Rotavirus Vaccine May Have Prevented 177,000 Hospitalizations In Children Under 5

A new rotavirus vaccine has significantly decreased the number of children hospitalized for rotavirus-related diarrhea.

"We looked at the impact of the vaccine over four consecutive vaccine years," lead author Dr. Eyal Leshem of the Centers for Disease Control and Prevention (CDC) in Atlanta, told Reuters. "The dramatic decline we saw at the beginning has continued."

Rotavirus kills between 20 and 60 children a year, Reuters reported.

"Worldwide, about 450,000 children died each year due to rotavirus before a vaccine was licensed," Doctor Evan Anderson, who studies rotavirus infection at Emory University School of Medicine in Atlanta, told Reuters.

"The virus is spread by contact with infected stool, usually by fecal-oral transmission, and it is incredibly infectious," Anderson said. "About 10 billion viral particles exist in a gram of stool and only about 100 are needed to cause infection."

The rotavirus vaccine was originally introduced in 1998, but was taken from the shelves because medical researchers were concerned it could cause blockage in babies' bowels.

In 2006 the U.S. Advisory Committee on Immunization Practices recommended that all children get vaccinated for the illness after new vaccines were introduced. By 2010, 78 percent of children under the age of one in the U.S. had been vaccinated.

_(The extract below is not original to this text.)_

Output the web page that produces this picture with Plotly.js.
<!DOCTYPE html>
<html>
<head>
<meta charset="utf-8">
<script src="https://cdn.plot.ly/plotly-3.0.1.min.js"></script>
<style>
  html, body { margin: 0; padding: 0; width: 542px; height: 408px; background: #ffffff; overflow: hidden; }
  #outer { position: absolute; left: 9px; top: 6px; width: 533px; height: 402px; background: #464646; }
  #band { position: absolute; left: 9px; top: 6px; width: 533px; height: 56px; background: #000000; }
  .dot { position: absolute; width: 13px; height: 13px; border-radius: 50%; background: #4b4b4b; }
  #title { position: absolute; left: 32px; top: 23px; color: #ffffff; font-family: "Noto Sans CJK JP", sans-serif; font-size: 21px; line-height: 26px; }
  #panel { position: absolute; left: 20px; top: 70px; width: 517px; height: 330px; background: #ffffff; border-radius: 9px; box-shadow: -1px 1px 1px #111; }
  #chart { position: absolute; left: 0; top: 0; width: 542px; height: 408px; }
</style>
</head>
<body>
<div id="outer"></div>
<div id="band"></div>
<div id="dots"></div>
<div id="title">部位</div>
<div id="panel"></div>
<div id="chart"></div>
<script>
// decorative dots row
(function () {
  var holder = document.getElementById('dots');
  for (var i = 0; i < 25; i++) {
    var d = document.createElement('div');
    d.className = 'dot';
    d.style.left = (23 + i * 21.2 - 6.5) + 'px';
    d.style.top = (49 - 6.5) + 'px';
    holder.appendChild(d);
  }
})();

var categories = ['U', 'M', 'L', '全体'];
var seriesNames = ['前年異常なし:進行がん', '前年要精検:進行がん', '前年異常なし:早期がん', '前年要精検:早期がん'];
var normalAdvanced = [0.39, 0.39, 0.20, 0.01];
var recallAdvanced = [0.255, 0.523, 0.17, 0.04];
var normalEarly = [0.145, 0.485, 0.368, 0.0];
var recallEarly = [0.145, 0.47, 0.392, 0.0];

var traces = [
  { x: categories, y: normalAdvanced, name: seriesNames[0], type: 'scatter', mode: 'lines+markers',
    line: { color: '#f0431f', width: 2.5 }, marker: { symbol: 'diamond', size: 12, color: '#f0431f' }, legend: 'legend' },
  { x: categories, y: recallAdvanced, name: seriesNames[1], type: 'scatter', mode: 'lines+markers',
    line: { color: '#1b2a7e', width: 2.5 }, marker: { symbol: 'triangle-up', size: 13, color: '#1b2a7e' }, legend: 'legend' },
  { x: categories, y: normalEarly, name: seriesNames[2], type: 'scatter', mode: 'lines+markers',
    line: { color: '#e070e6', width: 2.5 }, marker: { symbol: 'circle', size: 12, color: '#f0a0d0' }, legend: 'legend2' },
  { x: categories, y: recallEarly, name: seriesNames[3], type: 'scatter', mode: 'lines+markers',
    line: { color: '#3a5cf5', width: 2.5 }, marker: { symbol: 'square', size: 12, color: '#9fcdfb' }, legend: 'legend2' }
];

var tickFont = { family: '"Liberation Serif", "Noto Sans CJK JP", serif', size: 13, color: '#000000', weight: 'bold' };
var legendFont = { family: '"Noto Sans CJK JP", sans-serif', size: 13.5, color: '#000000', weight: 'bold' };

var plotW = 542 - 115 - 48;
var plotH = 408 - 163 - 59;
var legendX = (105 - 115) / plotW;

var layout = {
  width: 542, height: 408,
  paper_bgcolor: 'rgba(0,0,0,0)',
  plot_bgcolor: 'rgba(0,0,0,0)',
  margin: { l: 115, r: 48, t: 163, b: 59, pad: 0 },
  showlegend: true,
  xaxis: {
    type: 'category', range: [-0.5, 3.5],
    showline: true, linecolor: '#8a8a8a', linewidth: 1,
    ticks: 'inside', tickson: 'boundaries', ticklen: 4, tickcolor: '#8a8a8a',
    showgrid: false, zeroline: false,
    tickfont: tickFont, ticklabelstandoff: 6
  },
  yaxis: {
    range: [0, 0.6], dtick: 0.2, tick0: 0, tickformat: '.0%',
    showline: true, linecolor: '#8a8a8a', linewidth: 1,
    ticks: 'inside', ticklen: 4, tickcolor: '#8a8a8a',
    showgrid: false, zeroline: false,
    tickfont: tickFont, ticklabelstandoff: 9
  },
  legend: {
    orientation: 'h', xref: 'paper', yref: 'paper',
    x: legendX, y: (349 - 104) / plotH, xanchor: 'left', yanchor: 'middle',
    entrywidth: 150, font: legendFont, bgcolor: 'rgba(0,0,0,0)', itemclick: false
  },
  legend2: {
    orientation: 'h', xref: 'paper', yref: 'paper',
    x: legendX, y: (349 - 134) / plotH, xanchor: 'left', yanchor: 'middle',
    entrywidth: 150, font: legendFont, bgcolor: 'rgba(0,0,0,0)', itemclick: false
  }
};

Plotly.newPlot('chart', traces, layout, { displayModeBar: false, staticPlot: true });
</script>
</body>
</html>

These new vaccines have not appeared to have the same bowel-related side effects.

The researchers believe the virus has prevented "177,000 hospitalizations, 242,000 emergency room visits and more than a million outpatient visits for diarrhea among children under age five," Reuters reported.

Cases of rotavirus hospitalizations fell by 75 percent in 2007 and stayed relatively constant through 2011.

"One of the interesting findings we had was in one of the later years we saw a 94 percent decrease in hospitalization; rotavirus had practically disappeared in 2010," Leshem said. "This is attributed to good vaccine effectiveness and high coverage."

The vaccination rate for rotavirus is still much lower than many other vaccines.

"Unfortunately, there is a limited window during infancy for receiving the vaccine so a number of children are not able to receive the vaccine or are not completely vaccinated," Anderson told Reuters.